Step 1: r = 0.07 / 12 = 0.005833333333333333
Step 2: 1 + r = 1.0058333333333333
Step 3: (1 + r)^36 ≈ 1.0058333333333333 ^ 36 ≈ 1.399302589
Step 4: (1 + r)^n − 1 = 1.399302589 − 1 = 0.399302589
Step 5: Divide by r → 0.399302589 ÷ 0.005833333333333333 ≈ 68.25210071033052
Step 6: FV = R × factor = 5,000 × 68.25210071033052 ≈ ₹341,260.50

Result: A monthly RD of ₹5,000 for 3 years at 7% p.a. (deposits at month end) grows to approximately ₹3,41,260.50.

Note: RD maturity is typically higher than simple sum of deposits because earlier deposits earn interest for longer. (Total contributions = 5,000 × 36 = ₹1,80,000; interest earned ≈ ₹1,61,260.50).

FD vs RD Investment Comparison

Side-by-side comparison (FD vs RD)

Factor FD (Example) RD (Example)
Type of deposit Lump-sum deposit (₹1,00,000) Periodic monthly deposits (₹5,000/month)
Rate assumed 7% p.a. (annual compounding) 7% p.a. (monthly compounding used via monthly rate)
Tenure 3 years 3 years
Maturity amount ₹1,22,504.30 ₹3,41,260.50
Total invested ₹1,00,000 ₹1,80,000
Interest earned ₹22,504.30 ₹1,61,260.50
Best for If you have a lump sum to park for a fixed period and want guaranteed returns If you can save regularly and want disciplined monthly investing with guaranteed returns
Liquidity Premature withdrawal usually allowed with penalty (varies) Partial withdrawals less common; premature withdrawal/loan options may vary by bank
Tax Interest is taxable as per your income slab (TDS may apply) Interest is taxable as per your income slab (TDS rules may apply on cumulative interest)

When to choose FD

  • You have a lump sum to invest immediately (inheritance, bonus, sale proceeds).
  • You prioritise capital protection and predictability of returns.
  • You want simple single-deposit planning (e.g., for a short-term goal).

When to choose RD

  • You do not have a lump sum today but can save regularly every month.
  • You want a disciplined way to build a goal corpus (education, small emergency fund).
  • You prefer consistent monthly contributions and the convenience of mandate/standing instruction.
Practical tips:
  • If you have both a lump sum and ability to save regularly, consider a combination: part in FD for short-term safety and part via RD (or SIP) for regular saving.
  • Compare compounding frequencies — banks may compound quarterly, monthly or annually; more frequent compounding slightly increases effective returns.
  • Check for senior citizen FD rates (often higher) and special tenor-linked rates.
  • Always consider post-tax returns: compare after-tax effective yields based on your tax slab.

Try our calculators

Want precise numbers for your amounts, rates, compounding frequency and tenure? Use our interactive calculators:

Open FD Calculator    Open RD Calculator

Frequently asked questions

Q: Is RD better than FD?
A: Neither is strictly better — they serve different use cases. RD suits regular savers; FD suits lump-sum investors. Compare post-tax returns and liquidity needs before deciding.

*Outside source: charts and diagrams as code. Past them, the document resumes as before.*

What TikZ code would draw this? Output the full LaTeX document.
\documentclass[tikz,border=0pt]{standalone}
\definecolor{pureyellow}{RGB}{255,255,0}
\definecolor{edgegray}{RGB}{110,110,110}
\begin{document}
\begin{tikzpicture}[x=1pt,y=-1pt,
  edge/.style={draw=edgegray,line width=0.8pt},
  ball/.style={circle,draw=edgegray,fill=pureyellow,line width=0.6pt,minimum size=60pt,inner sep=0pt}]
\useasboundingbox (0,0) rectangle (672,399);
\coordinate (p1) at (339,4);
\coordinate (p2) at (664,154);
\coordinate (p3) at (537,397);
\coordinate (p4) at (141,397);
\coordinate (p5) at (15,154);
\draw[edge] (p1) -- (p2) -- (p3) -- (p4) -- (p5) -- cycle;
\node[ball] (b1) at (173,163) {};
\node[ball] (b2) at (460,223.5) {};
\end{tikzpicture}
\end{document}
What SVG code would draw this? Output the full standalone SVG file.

Q: Which gives higher returns?
A: Returns depend on rate and compounding frequency. For the same nominal annual rate, frequent compounding (monthly/quarterly) yields slightly more than annual compounding. RD maturity can look larger because total contributions over time are higher than a single small FD — compare on a like-for-like invested-amount or goal basis.

Q: Are RD and FD taxable?
A: Yes. Interest on both is taxable as per your income tax slab. TDS rules may apply on interest over a threshold — check current tax regulations.

Disclaimer: Examples are illustrative using assumed rates and standard formulas. Banks/financial institutions may use different compounding rules and rounding; check exact terms and use the linked calculators for precise figures. This article is for educational purposes and not investment advice.